The ending to the miniseries was already in mind when episode one was completed, Nelson said.
The miniseries is a rewrite to another series he had in mind his sophomore year, which was titled “More Than As and Js.” Nelson believes that series didn’t happen because it wasn’t planned out well enough and didn’t have enough detail.
“This is kind of like a reincarnation of that but way more details, way less people and way less episodes,” Nelson said.
Nelson first began working on the series in June 2017. He admits that he had to be realistic with himself and eliminate some characters and some things that he felt did not fit or things that would make the show boring.
“It’s a process of elimination, and it’s a process of actually telling yourself, ‘Oh no, that’s whack,’” Nelson said.
In writing each episode, Nelson also thinks about what the audience may like or may understand.

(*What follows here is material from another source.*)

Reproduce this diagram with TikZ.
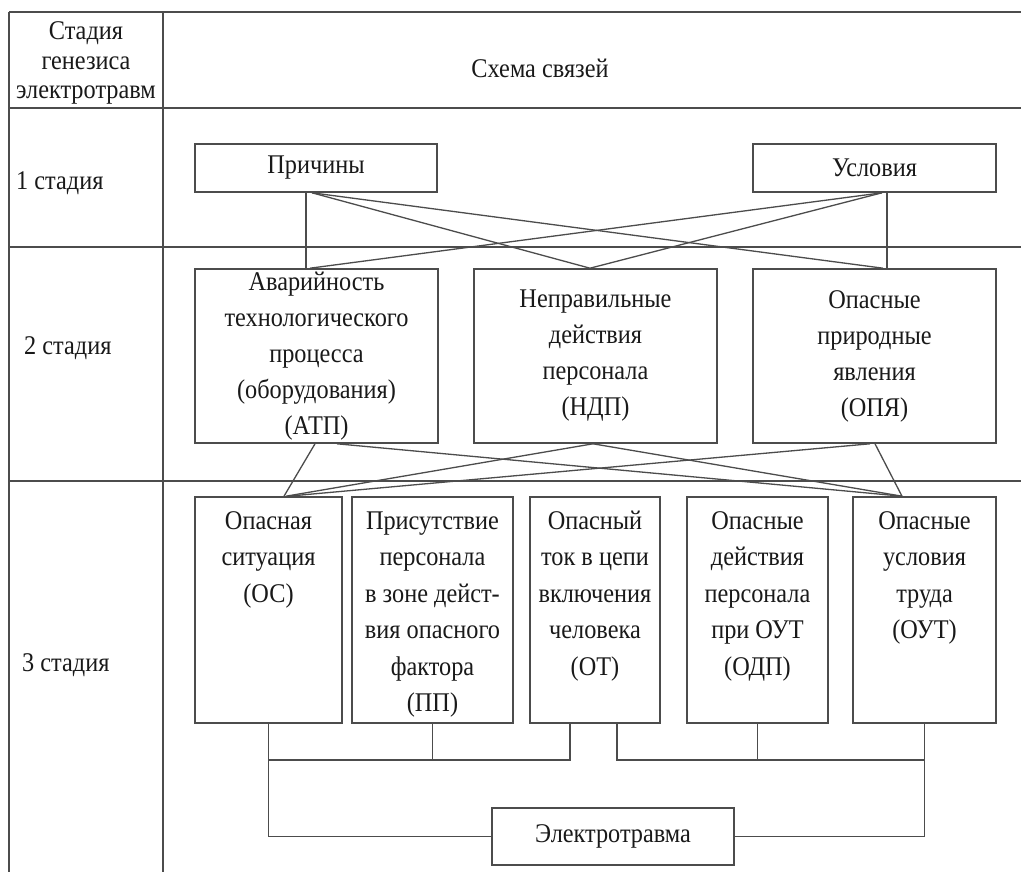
\documentclass[tikz,border=0pt]{standalone}
\usepackage{fontspec}
\setmainfont{Liberation Serif}[FakeStretch=0.9]
\usetikzlibrary{calc}
\begin{document}
\begin{tikzpicture}[x=1pt,y=-1pt,
  grid/.style={draw=black!70,line width=1.3pt},
  link/.style={draw=black!70,line width=1.3pt},
  box/.style={draw=black!70,line width=1.6pt,inner sep=0pt,align=center,
    font=\fontsize{27}{36}\selectfont,text=black!90},
  txt/.style={inner sep=0pt,align=center,font=\fontsize{27}{36.5}\selectfont,text=black!90},
  lbl/.style={inner sep=0pt,anchor=west,font=\fontsize{27}{30}\selectfont,text=black!90}]
\useasboundingbox (0,0) rectangle (1021,872);
\fill[white] (0,0) rectangle (1021,872);
% table
\draw[grid] (9,12) -- (1021,12);
\draw[grid] (9,12) -- (9,872);
\draw[grid] (163,12) -- (163,872);
\draw[grid] (9,108) -- (1021,108);
\draw[grid] (9,247) -- (1021,247);
\draw[grid] (9,481) -- (1021,481);
% header
\node[txt,font=\fontsize{27}{29.5}\selectfont] (hstage) at (86,63) {Стадия\\генезиса\\электротравм};
\node[txt] (hscheme) at (540,68) {Схема связей};
\node[lbl] (s1) at (16,183) {1 стадия};
\node[lbl] (s2) at (24,348) {2 стадия};
\node[lbl] (s3) at (22,665) {3 стадия};
% stage 1
\node[box,minimum width=242pt,minimum height=48pt] (prich) at (316,168) {Причины};
\node[box,minimum width=243pt,minimum height=48pt] (usl) at (874.5,168) {Условия};
% stage 2
\node[box,minimum width=243pt,minimum height=174pt] (atp) at (316.5,356)
  {Аварийность\\технологического\\процесса\\(оборудования)\\(АТП)};
\node[box,minimum width=243pt,minimum height=174pt] (ndp) at (595.5,356)
  {Неправильные\\действия\\персонала\\(НДП)};
\node[box,minimum width=243pt,minimum height=174pt] (opya) at (874.5,356)
  {Опасные\\природные\\явления\\(ОПЯ)};
% stage 3
\node[box,minimum width=147pt,minimum height=226pt] (os) at (268.5,610) {};
\node[box,minimum width=161pt,minimum height=226pt] (pp) at (432.5,610) {};
\node[box,minimum width=130pt,minimum height=226pt] (ot) at (595,610) {};
\node[box,minimum width=141pt,minimum height=226pt] (odp) at (757.5,610) {};
\node[box,minimum width=143pt,minimum height=226pt] (out) at (924.5,610) {};
\node[txt,anchor=north] (ost) at ($(os.north)+(0,13)$) {\rule{0pt}{20pt}Опасная\\ситуация\\(ОС)};
\node[txt,anchor=north] (ppt) at ($(pp.north)+(0,13)$) {\rule{0pt}{20pt}Присутствие\\персонала\\в зоне дейст-\\вия опасного\\фактора\\(ПП)};
\node[txt,anchor=north] (ott) at ($(ot.north)+(0,13)$) {\rule{0pt}{20pt}Опасный\\ток в цепи\\включения\\человека\\(ОТ)};
\node[txt,anchor=north] (odpt) at ($(odp.north)+(0,13)$) {\rule{0pt}{20pt}Опасные\\действия\\персонала\\при ОУТ\\(ОДП)};
\node[txt,anchor=north] (outt) at ($(out.north)+(0,13)$) {\rule{0pt}{20pt}Опасные\\условия\\труда\\(ОУТ)};
% result
\node[box,minimum width=242pt,minimum height=57pt] (el) at (613,836.5) {Электротравма};
% stage 1 -> stage 2
\draw[link] (prich.south -| 306,0) -- (atp.north -| 306,0);
\draw[link] (prich.south -| 312,0) -- (ndp.north -| 590,0);
\draw[link] (prich.south -| 312,0) -- (opya.north -| 883,0);
\draw[link] (usl.south -| 882,0) -- (atp.north -| 310,0);
\draw[link] (usl.south -| 882,0) -- (ndp.north -| 590,0);
\draw[link] (usl.south -| 887,0) -- (opya.north -| 887,0);
% stage 2 -> stage 3
\draw[link] (atp.south -| 315,0) -- (os.north -| 284,0);
\draw[link] (atp.south -| 337,0) -- (out.north -| 902,0);
\draw[link] (ndp.south -| 593,0) -- (os.north -| 286,0);
\draw[link] (ndp.south -| 593,0) -- (out.north -| 902,0);
\draw[link] (opya.south -| 870,0) -- (os.north -| 288,0);
\draw[link] (opya.south -| 875,0) -- (out.north -| 902,0);
% stage 3 -> result
\draw[link] (os.south) |- (el.west);
\draw[link] (out.south) |- (el.east);
\draw[link] (os.south |- 0,760) -| (ot.south -| 570,0);
\draw[link] (pp.south) -- (pp.south |- 0,760);
\draw[link] (out.south |- 0,760) -| (ot.south -| 617,0);
\draw[link] (odp.south) -- (odp.south |- 0,760);
\end{tikzpicture}
\end{document}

“Even though it's my content, it's also going to an audience of other people that you want to view and critic your work,” Nelson said.
Nelson also admits to cutting some things out of his show that he may want to incorporate because he feels that it may not be understood by some viewers.
“I know some of the stuff I want to put in there may go over the head of some of my peers that watch,” Nelson said. “I want everyone to be able to watch the show and understand it.
“I'm not saying that I dumb it down, I'm just making sure everyone understands why people act like this.
“I want people to at least think for a sec, so I try to find that balance of overdoing and simple.”
Finding the cast for the series was not easy for Nelson.
He talked about times where he didn’t really know the people playing the role that well, but he asked them anyway and gave them a description of what he wanted.
“It’s a blessing that sometimes you don’t even know them or ever spoke to them, but somehow they see your vision and then it becomes amazing,” Nelson said.
Nelson said he feels the only way viewers can understand the series is they have to "step outside themselves".
“You have to factor in how other people act and why they act the way they do,” Nelson said. “I really wanted people to think on why these characters act a certain way.”
The show consists of 32 cast members who help film, act and direct for Nelson.
“I'm glad that they actually let me lead them,” Nelson said.